Son günlerde gündemi meşgul eden, birçok şehirde yollarda yazılan Kürtçe yazıların silinmesi, milyonlarca insanın konuştuğu bir dili yasaklamak veya yazılan yazıları silmek, o insanlara ve konuştukları dillerine saygısızlıktır.

  Bazı şehirlerin caddeleri yap boza döndü. Devletin kurumları ve belediyeler ciddiyetini korumalı. 

    Bir yandan üniversitelerde Kürtçe bölümler açıp, bir yandan da Kürtçe yazıları silmek insanları küstürür. Beri tarafta Kürtçe kanal açıp, Kürtçe diline ambargo uygulamak çok çelişkili bir durum. 

    Birçok yerde Arapça tabelalar ve yazılar var. Onlara müdahale edilmiyor, neden Kürtçe yazılara müdahale ediliyor? Devlet veya hükümetler adil olmalı, adil oldukları sürece halkın sevgi ve saygısını kazanır. Bir uygulama varsa tüm yurtta geçerli olmalı. Keyfiyetten uzak milletin refahına ve ülkenin huzuruna uygun davranılmalı. 

    Eğer ki Kürtçe yazıları silmek istiyorsanız, buna önce Kürtçe kanaldan başlayabilirsiniz. Devlet kanalında "TRTKURDİ" yazıyor ve yedi yirmi dört saat yayın yapıyor.  Hem devlet televizyonunda "TRTKURDİ" kanalını açacaksınız hem de bu dille yazılan yazıları sileceksiniz. Bu tezat durum sizin ciddiettinizi halk nezdinde sorgular. 

    Öte tarafta insanlar halay çekiyor diye tutuklanıyorlar. Türkü, Kürdü, Lazı... Halay çekiyor.  Ülkemizin dört bir yanından insanlar eğlenirken bunu yapıyor, bugüne kadar sorun olmadı da neden bugün sorun haline geldi? İnsanı düşündürüyor. Eğer ki halay çekmek suç ise siyasilerimiz başta olmak üzere bir çok insan halay çekiyor. Ülkenin yarısından fazlası suç işliyor demektir. 

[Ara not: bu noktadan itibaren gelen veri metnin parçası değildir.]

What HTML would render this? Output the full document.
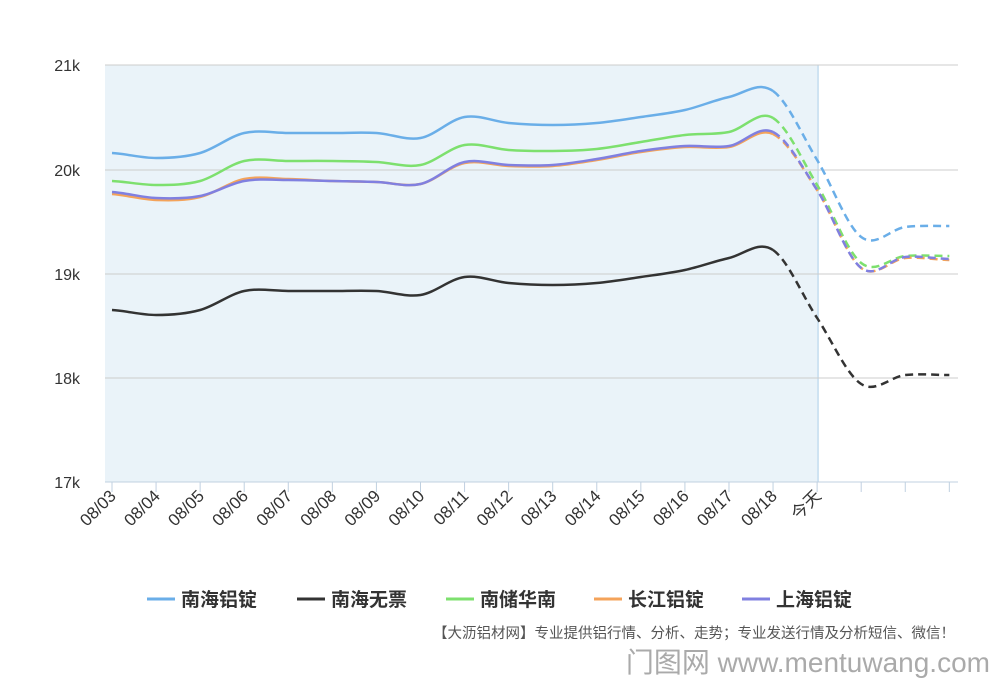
<!DOCTYPE html><html><head><meta charset="utf-8"><style>
body{margin:0;background:#fff;width:1000px;height:686px;overflow:hidden;font-family:"Liberation Sans","Noto Sans CJK SC",sans-serif}
</style></head><body>
<svg id="s" width="1000" height="686" xmlns="http://www.w3.org/2000/svg" font-family="Liberation Sans, Noto Sans CJK SC, sans-serif"></svg>
<script>
const s=document.getElementById('s');let h='';
h+='<rect x="105" y="65" width="713" height="417" fill="#eaf3f9"/>';
h+='<line x1="818" y1="65" x2="818" y2="482" stroke="#cfe3f2" stroke-width="2"/>';
[65,170,274,378].forEach(y=>h+=`<line x1="105" y1="${y}" x2="958" y2="${y}" stroke="#ccc"/>`);
h+='<line x1="105" y1="482" x2="958" y2="482" stroke="#c0d0e0"/>';
['21k','20k','19k','18k','17k'].forEach((t,i)=>h+=`<text x="80" y="${[71,176,280,384,488][i]}" text-anchor="end" font-size="16" fill="#333">${t}</text>`);
const X=i=>112+i*44.07;
const labs=['08/03','08/04','08/05','08/06','08/07','08/08','08/09','08/10','08/11','08/12','08/13','08/14','08/15','08/16','08/17','08/18','今天'];
for(let i=0;i<20;i++){h+=`<line x1="${X(i)}" y1="482" x2="${X(i)}" y2="492" stroke="#c0d0e0"/>`;
if(labs[i])h+=`<text transform="translate(${X(i)+5},${497}) rotate(-45)" text-anchor="end" font-size="17" fill="#333">${labs[i]}</text>`;}
const D=[["#6aaee8",[153,158,153,133,133,133,133,138,117,123,125,123,117,110,97,91,160,237,227,226]],
["#333",[310,315,310,291,291,291,291,295,277,283,285,283,277,270,258,250,318,384,375,375]],
["#7de06e",[181,185,181,161,161,161,162,165,145,150,151,149,142,135,132,118,185,263,256,256]],
["#f4a35a",[194,200,197,179,179,181,182,184,163,166,166,160,152,147,147,134,190,268,258,260]],
["#8080e0",[192,198,196,181,180,181,182,184,162,165,165,159,151,146,146,132,190,268,257,259]]];
function path(p,a,b){let d=`M${X(a)},${p[a]}`;for(let i=a;i<b;i++){const p0=p[Math.max(i-1,0)],p3=p[Math.min(i+2,19)];
const c1=p[i]+(p[i+1]-p0)/6,c2=p[i+1]-(p3-p[i])/6;d+=` C${X(i)+14.7},${c1} ${X(i+1)-14.7},${c2} ${X(i+1)},${p[i+1]}`;}return d;}
D.forEach(([c,p])=>{h+=`<path d="${path(p,0,15)}" fill="none" stroke="${c}" stroke-width="2.5"/>`;
h+=`<path d="${path(p,15,19)}" fill="none" stroke="${c}" stroke-width="2.5" stroke-dasharray="8,5"/>`;});
const L=[["#6aaee8","南海铝锭",147],["#333","南海无票",297],["#7de06e","南储华南",446],["#f4a35a","长江铝锭",594],["#8080e0","上海铝锭",742]];
L.forEach(([c,t,x])=>{h+=`<line x1="${x}" y1="599" x2="${x+28}" y2="599" stroke="${c}" stroke-width="3"/><text x="${x+34}" y="606" font-size="19" font-weight="bold" fill="#333">${t}</text>`;});
h+='<text x="955" y="638" text-anchor="end" font-size="14.5" fill="#555">【大沥铝材网】专业提供铝行情、分析、走势；专业发送行情及分析短信、微信！</text>';
h+='<text x="990" y="672" text-anchor="end" font-size="28" fill="#aaa">门图网 www.mentuwang.com</text>';
s.innerHTML=h;
</script></body></html>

    Bu ülke hepimizin ülkesi, Türkiye hepimizin evi. Aynı bahçenin farklı çiçekleriyiz, aynı ağacın dallarıyız. Farklılıkları zenginlik olarak görmeliyiz. Ülkemizin kutuplaşmaya değil, toplumsal barışa ihtiyacı var. Binlerce yıllık bir geçmişe sahibiz, aynı toprakların insanıyız birbirinizin değerlerine saygı duymalıyız. Unutmayalım ki bizi biz yapan; bizimle aynı renkte, aynı fikirde olmayanlardır. Nasıl ki her gün gündüz olsa veya her gün gece olsa hayat yaşanılmaz bir hal alırsa, herşeyi ile bizim gibi olanlarda bize lezzet vermez. Gece gündüzde, gündüzde gecede anlamlıdır. Yani Türk ve Kürt birbirinin değerlerini yaşattığı sürece birlikte güçlüdür ve anlamlıdır.